In het Regeerakkoord van Rutte III zijn maatregelen opgenomen die op de woningmarkt aangrijpen. Deze maatregelen betreffen vooral aanpassingen van de fiscale behandeling van het eigen woningbezit. Per saldo pakken de maatregelen negatief uit voor de woonlasten, maar hier staat een bestedingsimpuls als gevolg van een algehele lastenverlichting tegenover. Per saldo zijn de effecten voor de woningmarkt bescheiden.

Dit concludeert het Economisch Instituut voor de Bouw in de zojuist verschenen studie ‘De woningmarkt in het Regeerakkoord; effecten van verschillende beleidsmaatregelen’.

Het Regeerakkoord (RA) bevat verschillende maatregelen die op de woningmarkt aangrijpen. Een groot deel hiervan bestaat uit fiscale maatregelen. Zo wordt de hypotheekrenteaftrek in de topschijf versneld afgebouwd. Voor de woningbezitters in de hoogste belastingschijf leidt dit op jaarbasis gemiddeld tot € 1.000 hogere woonlasten in 2023. Met de opbrengst van de versnelde afbouw van de renteaftrek kan het eigenwoningforfaittarief verlaagd worden van 0,75% naar 0,60%. Dit levert een mediane woningbezitter in 2023 een voordeel op van € 170 op jaarbasis.
De uitruil tussen beide maatregelen werkt neutraal uit op de woningmarkt. Wel vindt een herverdeling plaats van mensen, waarbij woningbezitters in de topschijf inleveren ten gunste van woningbezitters in lagere tariefschijven.

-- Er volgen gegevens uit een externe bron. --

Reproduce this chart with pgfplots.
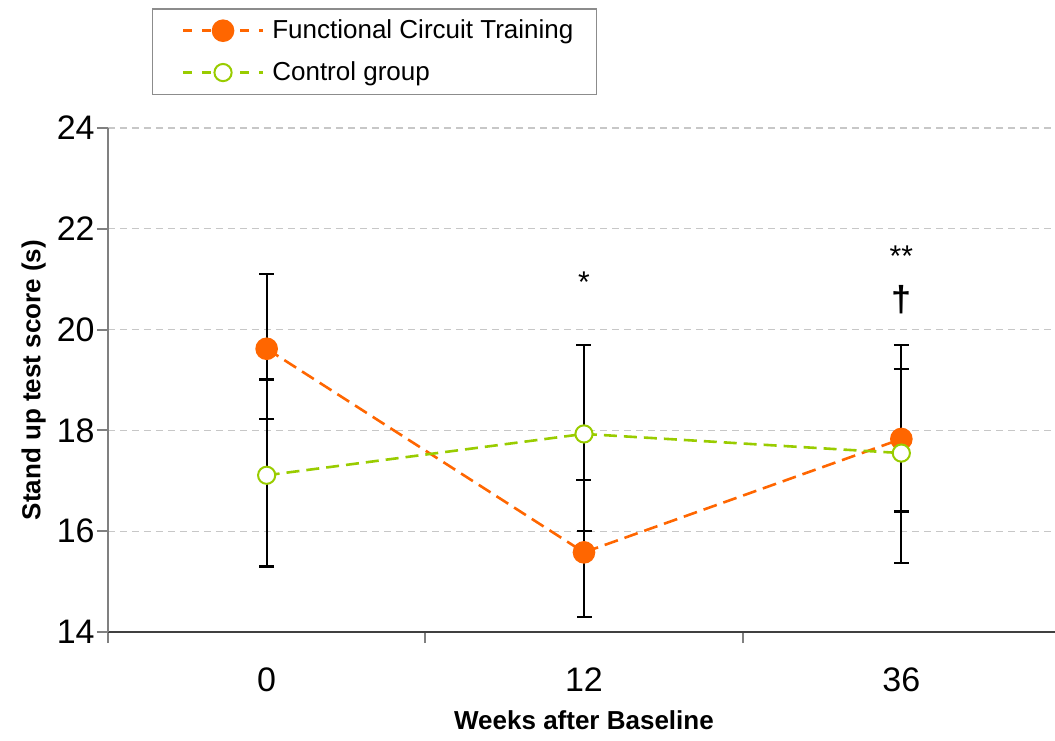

De Wet Hillen wordt in 30 jaar afgebouwd. Huizenbezitters met een (bijna) volledige afgeloste hypotheek moeten nu geleidelijk meer eigenwoningforfait bij het belastbaar inkomen optellen. Op lange termijn moet deze maatregel € 1 miljard aan besparingen opleveren. Uiteindelijk zal deze maatregel een huishouden met een afgeloste hypotheek € 550 op jaarbasis kosten. Eigenaren van woningen boven de
€ 1.060.000 zullen door het hoge tarief van 2,35% (de zogeheten villabelasting) veel zwaarder worden getroffen.

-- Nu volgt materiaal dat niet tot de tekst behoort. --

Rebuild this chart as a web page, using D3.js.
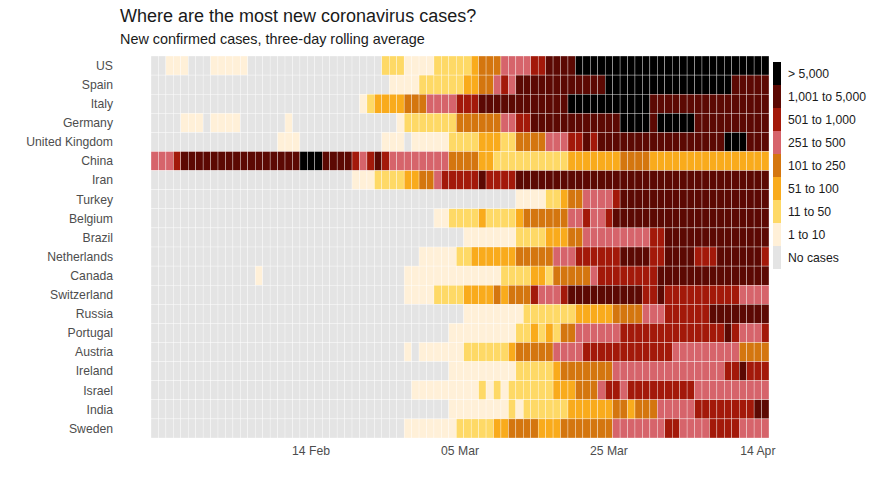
<!DOCTYPE html>
<html>
<head>
<meta charset="utf-8">
<script src="https://cdn.jsdelivr.net/npm/d3@7"></script>
<style>
  html, body { margin: 0; padding: 0; background: #fff; }
  svg { display: block; font-family: "Liberation Sans", Arial, sans-serif; }
</style>
</head>
<body>
<svg id="chart" width="875" height="483"></svg>
<script>
// ---------------- DATA ----------------
const countries = ["US","Spain","Italy","Germany","United Kingdom","China","Iran","Turkey","Belgium","Brazil",
  "Netherlands","Canada","Switzerland","Russia","Portugal","Austria","Ireland","Israel","India","Sweden"];

// first and last day shown (three-day rolling average)
const firstDay = "2020-01-24";
const lastDay = "2020-04-15";

const tickDates = ["2020-02-14", "2020-03-05", "2020-03-25", "2020-04-14"];

// legend bins (index = category code used in the rows below)
const binLabels = ["No cases", "1 to 10", "11 to 50", "51 to 100", "101 to 250", "251 to 500", "501 to 1,000", "1,001 to 5,000", "> 5,000"];
const binColors = ["#e4e4e4", "#fff0d8", "#fed966", "#f9ab1c", "#d4760f", "#d6646b", "#a3190a", "#5c0903", "#000000"];

// category code per day (blocks of 10 days)
const US          = "0011100011 1110000000 0000000000 0222111122 2223444555 5667777888 8888888888 8888888888 888";
const Spain       = "0000000000 0000000000 0000000000 0011112222 2233445657 7777777777 7888888888 8888888877 777";
const Italy       = "0000000000 0000000000 0000000012 3333444555 5666777777 7777778888 8888888777 7777777777 777";
const Germany     = "0000111011 1100000010 0000000000 0001222222 2444444556 6777777777 7778888788 8887777777 777";
const UK          = "0000000000 0000000111 0000000000 0111011111 2222333224 4445556676 7777777777 7777777888 777";
const China       = "5556777777 7777777777 8887777656 7655555555 4444332222 2222223333 3334444333 3333333333 333";
const Iran        = "0000000000 0000000000 0000000111 2222334456 6666766667 7777777777 7777777777 7777777777 777";
const Turkey      = "0000000000 0000000000 0000000000 0000000000 0000000001 1112234455 5567777777 7777777777 777";
const Belgium     = "0000000000 0000000000 0000000000 0000000011 2222322223 4444445565 5677777777 7777777777 777";
const Brazil      = "0000000000 0000000000 0000000000 0000000000 0011111112 2223334455 5555555667 7777777777 777";
const Netherlands = "0000000000 0000000000 0000000000 0000001111 1223333334 4444555666 6667777667 7776667777 776";
const Canada      = "0000000000 0000100000 0000000000 0000111111 1111111222 2332444445 6666666677 7777777777 777";
const Switzerland = "0000000000 0000000000 0000000000 0000111122 2233334344 4655567777 7777776676 6666666665 555";
const Russia      = "0000000000 0000000000 0000000000 0000000000 0011111111 2222222333 3344445556 6666677777 777";
const Portugal    = "0000000000 0000000000 0000000000 0000000000 1111111112 2323244555 5556666666 6666666765 556";
const Austria     = "0000000000 0000000000 0000000000 0000101111 1122222234 4444555566 6666666666 5555555554 444";
const Ireland     = "0000000000 0000000000 0000000000 0000000000 1111111112 2222344444 4455555555 5555555667 666";
const Israel      = "0000000000 0000000000 0000000000 0000011111 1111212122 2222333444 5665666666 6665555555 555";
const India       = "0000000000 0000000000 0000000000 0000000000 1111111121 2222223333 3344344455 5556666666 677";
const Sweden      = "0000000000 0000000000 0000000000 0000111111 1222223344 4433344444 4455555556 6555566665 555";

const rows = [US, Spain, Italy, Germany, UK, China, Iran, Turkey, Belgium, Brazil,
  Netherlands, Canada, Switzerland, Russia, Portugal, Austria, Ireland, Israel, India, Sweden];

// ---------------- CHART ----------------
const svg = d3.select("#chart");
const parse = d3.timeParse("%Y-%m-%d");
const days = d3.timeDay.range(parse(firstDay), d3.timeDay.offset(parse(lastDay), 1));
const fmtKey = d3.timeFormat("%Y-%m-%d");

const x = d3.scaleBand().domain(days.map(fmtKey)).range([151, 769]).paddingInner(0).paddingOuter(0);
const y = d3.scaleBand().domain(countries).range([56, 438]).padding(0);
const color = d3.scaleOrdinal().domain(d3.range(binLabels.length)).range(binColors);

const cells = [];
countries.forEach((c, i) => {
  const codes = rows[i].replace(/\s+/g, "").split("").map(Number);
  codes.forEach((v, j) => cells.push({ country: c, day: fmtKey(days[j]), v }));
});

svg.append("g")
  .selectAll("rect")
  .data(cells)
  .join("rect")
  .attr("x", d => x(d.day))
  .attr("y", d => y(d.country))
  .attr("width", x.bandwidth())
  .attr("height", y.bandwidth())
  .attr("fill", d => color(d.v))
  .attr("stroke", "#ffffff")
  .attr("stroke-opacity", 0.8)
  .attr("stroke-width", 0.4);

// y axis labels
svg.append("g")
  .selectAll("text")
  .data(countries)
  .join("text")
  .attr("x", 113)
  .attr("y", d => y(d) + y.bandwidth() / 2)
  .attr("dy", "0.35em")
  .attr("text-anchor", "end")
  .attr("font-size", "12.2px")
  .attr("fill", "#4d4d4d")
  .text(d => d);

// x axis labels
const fmtTick = d3.timeFormat("%d %b");
svg.append("g")
  .selectAll("text")
  .data(tickDates)
  .join("text")
  .attr("x", d => x(d) + x.bandwidth() / 2)
  .attr("y", 455)
  .attr("text-anchor", "middle")
  .attr("font-size", "12.2px")
  .attr("fill", "#4d4d4d")
  .text(d => fmtTick(parse(d)));

// title + subtitle
svg.append("text").attr("x", 120).attr("y", 22)
  .attr("font-size", "18px").attr("fill", "#1a1a1a")
  .text("Where are the most new coronavirus cases?");
svg.append("text").attr("x", 120).attr("y", 44)
  .attr("font-size", "14.4px").attr("fill", "#1a1a1a")
  .text("New confirmed cases, three-day rolling average");

// legend
const legendOrder = d3.range(binLabels.length).reverse();
const keyH = 23, keyW = 8, legX = 773, legY = 62;
const lg = svg.append("g");
lg.selectAll("rect")
  .data(legendOrder)
  .join("rect")
  .attr("x", legX)
  .attr("y", (d, i) => legY + i * keyH)
  .attr("width", keyW)
  .attr("height", keyH)
  .attr("fill", d => color(d));
lg.selectAll("text")
  .data(legendOrder)
  .join("text")
  .attr("x", 788)
  .attr("y", (d, i) => legY + i * keyH + keyH / 2)
  .attr("dy", "0.35em")
  .attr("font-size", "12.2px")
  .attr("fill", "#1a1a1a")
  .text(d => binLabels[d]);
</script>
</body>
</html>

Naast de fiscale maatregelen stelt het Kabinet € 4 miljard beschikbaar om Nederland te verduurzamen. Uit het RA wordt nog niet duidelijk welk deel aan verduurzaming van de woningvoorraad wordt besteed. Wel stelt het RA concreet € 100 miljoen op jaarbasis beschikbaar om investeringen door corporaties in het verduurzamen van hun woningvoorraad te stimuleren. Deze maatregel zal vooral effect hebben op corporaties met grote uitdagingen in de woningvoorraad die door beperkte financiële middelen niet tot stand komen. Voor de effectiviteit is het belangrijk om de maatregel specifiek te richten op deze corporaties te richten en andere corporaties hiervan uit te sluiten.

De voorgenomen hervorming van het belastingstelsel zorgt voor een lastenverlichting voor huishoudens met in totaal € 6 miljard op jaarbasis in 2021. Deze lastenverlichting geeft huishoudens ruimte om meer aan wonen te besteden. De lastenverlichting levert huishoudens met een marginaal belastingtarief van 40,8% gemiddeld € 1.500 op en huishoudens met het toptarief van 51% € 2.500. Wel leiden de lagere tarieven tot minder renteaftrek en derhalve tot hogere woonlasten.

In onderstaande tabel worden de inkomenseffecten van de maatregelen op de woonlasten nog eens weergegeven. Het totaal effect van de maatregelen is betekenisvol en zorgt voor een stijging van de woonlasten met € 600 miljoen op jaarbasis.

 

 

 

 

 

 

 

Het totale beeld van de fiscale maatregelen is dat deze door de relatief hogere woonlasten tot minder woningvraag zullen leiden. Tegenover deze negatieve invloeden vanuit de prijs staat een duidelijke positief effect van de algehele lastenverlichting op de bestedingen. Een deel van deze extra ruimte zal neerslaan in extra woonconsumptie. Per saldo zijn de effecten van het RA voor de woningmarkt zeer bescheiden en zal de woningbouw in de komende jaren dam ook vooral gedreven worden door autonome groei.